Computing Gröbner bases is a classical method for solving polynomial systems in general.
For practical computations, this consists of two main stages. First, a Gröbner basis is computed
with respect to a DRL (degree reverse lexicographic) ordering. Then, a change of ordering algorithm, such as Sparse-FGLM, designed by Faugère and Mou, is used to find a Gröbner basis of the same system but with respect to a lexicographic ordering. The complexity of this latter step, in terms of the number of arithmetic operations in the ground field, is $O(mD^2)$, where $D$ is the degree of the ideal generated by the input and $m$ is the number of non-trivial columns of a certain $D \times D$ matrix.
While asymptotic estimates are known for $m$ in the case of generic polynomial systems,
thus far, the complexity of Sparse-FGLM was unknown for the class of determinantal systems.
By assuming Fröberg's conjecture, thus ensuring that the Hilbert series of generic determinantal ideals have the necessary structure, we expand the work of Moreno-Socías by detailing the structure of the DRL staircase in the determinantal setting. Then, we study the asymptotics of the quantity $m$ by relating it to the coefficients of these Hilbert series.
Consequently, we arrive at a new bound on the complexity of the Sparse-FGLM algorithm for generic determinantal systems and, in particular, for generic critical point systems.

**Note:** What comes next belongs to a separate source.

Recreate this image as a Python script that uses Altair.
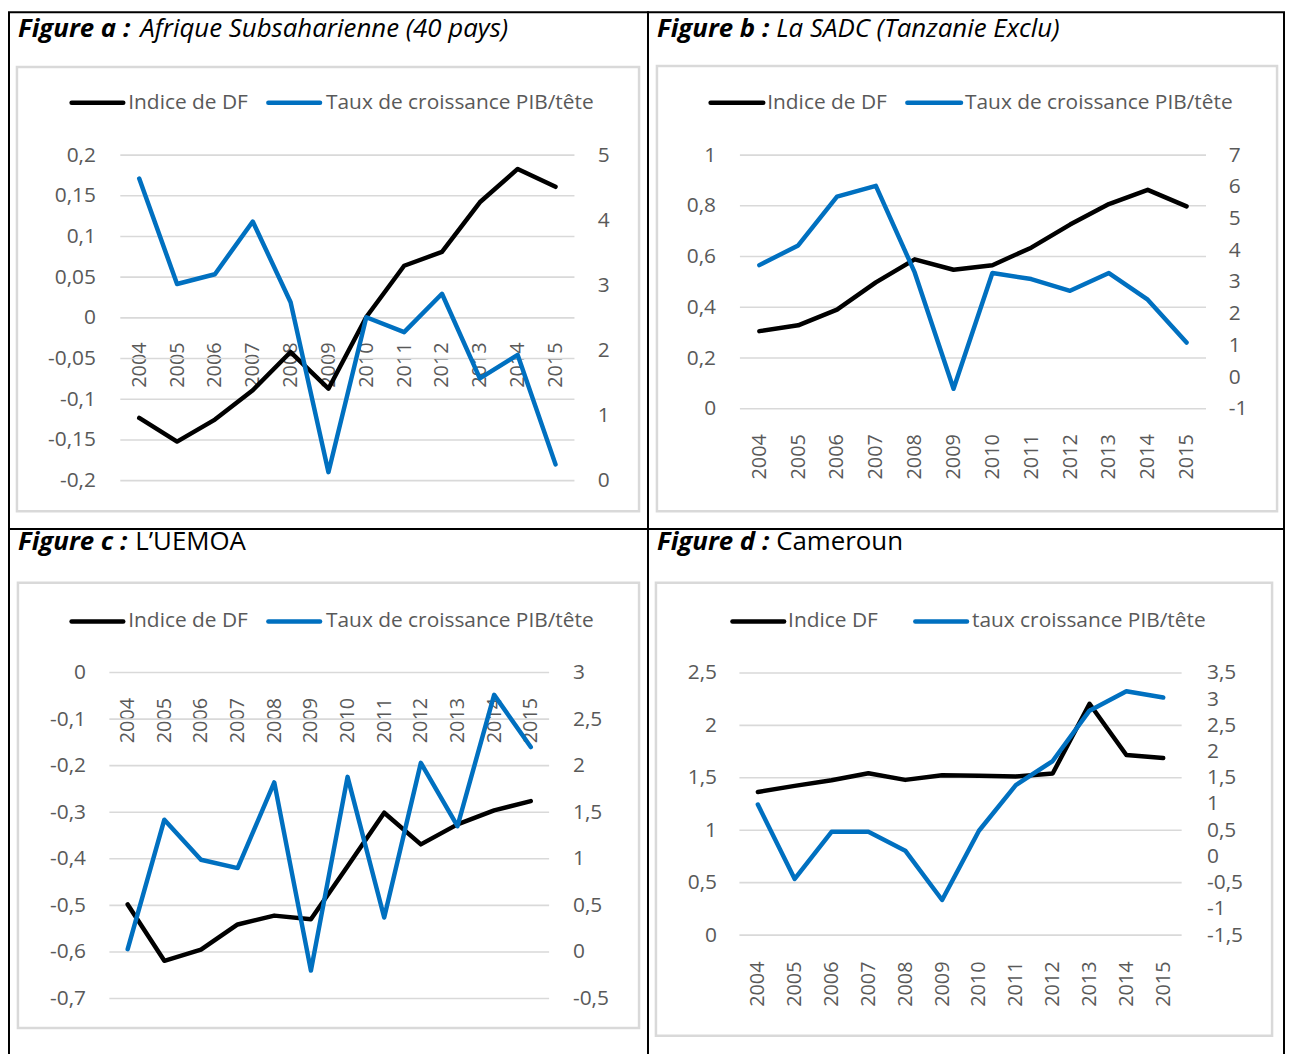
import altair as alt
import pandas as pd

# ---------------- data ----------------
years = [str(y) for y in range(2004, 2016)]

# Figure a : Afrique Subsaharienne
df_a = [-0.123, -0.152, -0.125, -0.089, -0.042, -0.087, 0.001, 0.064, 0.081, 0.142, 0.183, 0.161]
gr_a = [4.64, 3.02, 3.17, 3.98, 2.74, 0.13, 2.51, 2.28, 2.87, 1.57, 1.93, 0.25]

# Figure b : SADC
df_b = [0.306, 0.329, 0.391, 0.498, 0.589, 0.548, 0.566, 0.635, 0.726, 0.807, 0.863, 0.798]
gr_b = [3.53, 4.15, 5.69, 6.03, 3.30, -0.37, 3.28, 3.09, 2.72, 3.28, 2.44, 1.09]

# Figure c : UEMOA
df_c = [-0.498, -0.619, -0.595, -0.541, -0.522, -0.530, -0.416, -0.301, -0.369, -0.326, -0.296, -0.276]
gr_c = [0.03, 1.42, 0.99, 0.90, 1.82, -0.20, 1.88, 0.37, 2.03, 1.35, 2.76, 2.20]

# Figure d : Cameroun
df_d = [1.365, 1.423, 1.477, 1.544, 1.480, 1.525, 1.519, 1.512, 1.541, 2.206, 1.717, 1.688]
gr_d = [0.99, -0.43, 0.47, 0.47, 0.11, -0.83, 0.49, 1.36, 1.82, 2.78, 3.15, 3.03]

ticks_a_left = [-0.2, -0.15, -0.1, -0.05, 0, 0.05, 0.1, 0.15, 0.2]
ticks_a_right = [0, 1, 2, 3, 4, 5]
ticks_b_left = [0, 0.2, 0.4, 0.6, 0.8, 1]
ticks_b_right = [-1, 0, 1, 2, 3, 4, 5, 6, 7]
ticks_c_left = [-0.7, -0.6, -0.5, -0.4, -0.3, -0.2, -0.1, 0]
ticks_c_right = [-0.5, 0, 0.5, 1, 1.5, 2, 2.5, 3]
ticks_d_left = [0, 0.5, 1, 1.5, 2, 2.5]
ticks_d_right = [-1.5, -1, -0.5, 0, 0.5, 1, 1.5, 2, 2.5, 3, 3.5]

titles_bold = ["Figure a :", "Figure b :", "Figure c :", "Figure d :"]
titles_rest = ["Afrique Subsaharienne (40 pays)", "La SADC (Tanzanie Exclu)", "L\u2019UEMOA", "Cameroun"]
legend_df = ["Indice de DF", "Indice de DF", "Indice de DF", "Indice DF"]
legend_gr = ["Taux de croissance PIB/t\u00eate", "Taux de croissance PIB/t\u00eate",
             "Taux de croissance PIB/t\u00eate", "taux croissance PIB/t\u00eate"]

# ---------------- style / layout ----------------
FONT = "Open Sans"
TXT = "#595959"
GRID = "#d9d9d9"
BLUE = "#0070c0"
LABEL_EXPR = "replace(replace(format(datum.value, '~g'), '.', ','), '\u2212', '-')"

layout = [
    dict(W=643, H=520, xr=[112, 569], yr=[471.3, 143.7], ldom=[-0.2, 0.2], rdom=[0, 5],
         loff=-87, roff=-51, xoff=-212.3, xpad=24, frame=[8, 55, 634, 502],
         tb=25, t1x=9, t2x=132, t2style="italic", ly=91, r1=[63, 115], lt1=120, r2=[261, 313], lt2=319),
    dict(W=640, H=520, xr=[92.5, 561.5], yr=[399, 143.7], ldom=[0, 1], rdom=[-1, 7],
         loff=-68, roff=-56, xoff=-121, xpad=25, frame=[9, 54, 633, 502],
         tb=25, t1x=9, t2x=129, t2style="italic", ly=91, r1=[63, 116], lt1=120, r2=[261, 315], lt2=319),
    dict(W=643, H=532, xr=[101, 543.5], yr=[472.4, 144.4], ldom=[-0.7, 0], rdom=[-0.5, 3],
         loff=-77, roff=-76, xoff=-387.6, xpad=25, frame=[9, 54, 634, 502],
         tb=21, t1x=9, t2x=127, t2style="normal", ly=93, r1=[63, 115], lt1=120, r2=[261, 313], lt2=319),
    dict(W=640, H=532, xr=[92, 537], yr=[408.6, 144.8], ldom=[0, 2.5], rdom=[-1.5, 3.5],
         loff=-69, roff=-78, xoff=-123.4, xpad=26, frame=[8, 54, 628, 510],
         tb=21, t1x=9, t2x=129, t2style="normal", ly=93, r1=[85, 137], lt1=141, r2=[269, 321], lt2=326),
]

series = [(df_a, gr_a, ticks_a_left, ticks_a_right),
          (df_b, gr_b, ticks_b_left, ticks_b_right),
          (df_c, gr_c, ticks_c_left, ticks_c_right),
          (df_d, gr_d, ticks_d_left, ticks_d_right)]


def make_panel(i):
    p = layout[i]
    dfv, grv, lt, rt = series[i]
    data = pd.DataFrame({"year": years, "df": dfv, "gr": grv})
    one = alt.Data(values=[{"k": 0}])

    x_enc = alt.X(
        "year:O",
        scale=alt.Scale(type="point", domain=years, range=p["xr"], padding=0.5),
        axis=alt.Axis(orient="bottom", labelAngle=270, offset=p["xoff"], labelPadding=p["xpad"],
                      ticks=False, tickSize=0, domain=False, grid=False, labelOverlap=False,
                      labelFont=FONT, labelFontSize=20, labelColor=TXT, title=None),
    )
    left_scale = alt.Scale(domain=p["ldom"], range=p["yr"], nice=False, zero=False)
    left_axis = alt.Axis(orient="left", values=lt, offset=p["loff"], labelPadding=0, ticks=False,
                         tickSize=0, domain=False, grid=False, labelExpr=LABEL_EXPR,
                         labelFont=FONT, labelFontSize=21, labelColor=TXT, title=None)
    right_scale = alt.Scale(domain=p["rdom"], range=p["yr"], nice=False, zero=False)
    right_axis = alt.Axis(orient="right", values=rt, offset=p["roff"], labelPadding=0, ticks=False,
                          tickSize=0, domain=False, grid=False, labelExpr=LABEL_EXPR,
                          labelFont=FONT, labelFontSize=21, labelColor=TXT, title=None)

    grid = alt.Chart(pd.DataFrame({"v": lt})).mark_rule(color=GRID, strokeWidth=1.6).encode(
        y=alt.Y("v:Q", scale=left_scale, axis=left_axis),
        x=alt.value(p["xr"][0]), x2=alt.value(p["xr"][1]),
    )
    black = alt.Chart(data).mark_line(color="#000000", strokeWidth=4.5, strokeCap="round",
                                      strokeJoin="round").encode(
        x=x_enc, y=alt.Y("df:Q", scale=left_scale, axis=left_axis))
    blue = alt.Chart(data).mark_line(color=BLUE, strokeWidth=4.5, strokeCap="round",
                                     strokeJoin="round").encode(
        x=x_enc, y=alt.Y("gr:Q", scale=right_scale, axis=right_axis))

    fx0, fy0, fx1, fy1 = p["frame"]
    frame = alt.Chart(one).mark_rect(filled=False, stroke=GRID, strokeWidth=2.5).encode(
        x=alt.value(fx0), x2=alt.value(fx1), y=alt.value(fy0), y2=alt.value(fy1))

    t1 = alt.Chart(one).mark_text(text=titles_bold[i], font=FONT, fontSize=26, fontStyle="italic",
                                  fontWeight="bold", align="left", baseline="alphabetic",
                                  color="#000000").encode(x=alt.value(p["t1x"]), y=alt.value(p["tb"]))
    t2 = alt.Chart(one).mark_text(text=titles_rest[i], font=FONT, fontSize=26, fontStyle=p["t2style"],
                                  align="left", baseline="alphabetic",
                                  color="#000000").encode(x=alt.value(p["t2x"]), y=alt.value(p["tb"]))

    lr1 = alt.Chart(one).mark_rule(color="#000000", strokeWidth=4.5, strokeCap="round").encode(
        x=alt.value(p["r1"][0]), x2=alt.value(p["r1"][1]), y=alt.value(p["ly"]))
    lr2 = alt.Chart(one).mark_rule(color=BLUE, strokeWidth=4.5, strokeCap="round").encode(
        x=alt.value(p["r2"][0]), x2=alt.value(p["r2"][1]), y=alt.value(p["ly"]))
    ltx1 = alt.Chart(one).mark_text(text=legend_df[i], font=FONT, fontSize=21, color=TXT,
                                    align="left", baseline="middle").encode(
        x=alt.value(p["lt1"]), y=alt.value(p["ly"]))
    ltx2 = alt.Chart(one).mark_text(text=legend_gr[i], font=FONT, fontSize=21, color=TXT,
                                    align="left", baseline="middle").encode(
        x=alt.value(p["lt2"]), y=alt.value(p["ly"]))

    inner = alt.layer(grid, black)
    panel = alt.layer(frame, t1, t2, lr1, lr2, ltx1, ltx2, inner, blue).resolve_scale(
        y="independent").properties(width=p["W"], height=p["H"])
    return panel


chart = alt.concat(
    make_panel(0), make_panel(1), make_panel(2), make_panel(3),
    columns=2, spacing=0, bounds="flush", align="each",
).properties(padding=0, background="white").configure_view(stroke="#000000", strokeWidth=2)

chart.save("out.html", embed_options={"renderer": "svg", "actions": False})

We consider the ideal inside the polynomial ring $\mathbb{K}[x_1, \dots, x_n]$, where $\mathbb{K}$ is some infinite field, generated by $p$ generic polynomials of degree $d$ and the maximal minors of a $p \times (n-1)$ polynomial matrix with generic entries of degree $d-1$. Then, in this setting, for the case $d=2$ and for $n \gg p$ we establish an exact formula for $m$ in terms of $n$ and $p$. Moreover, for $d \geq 3$, we give a tight asymptotic formula, as $n \to \infty$, for $m$ in terms of $n,p$ and $d$.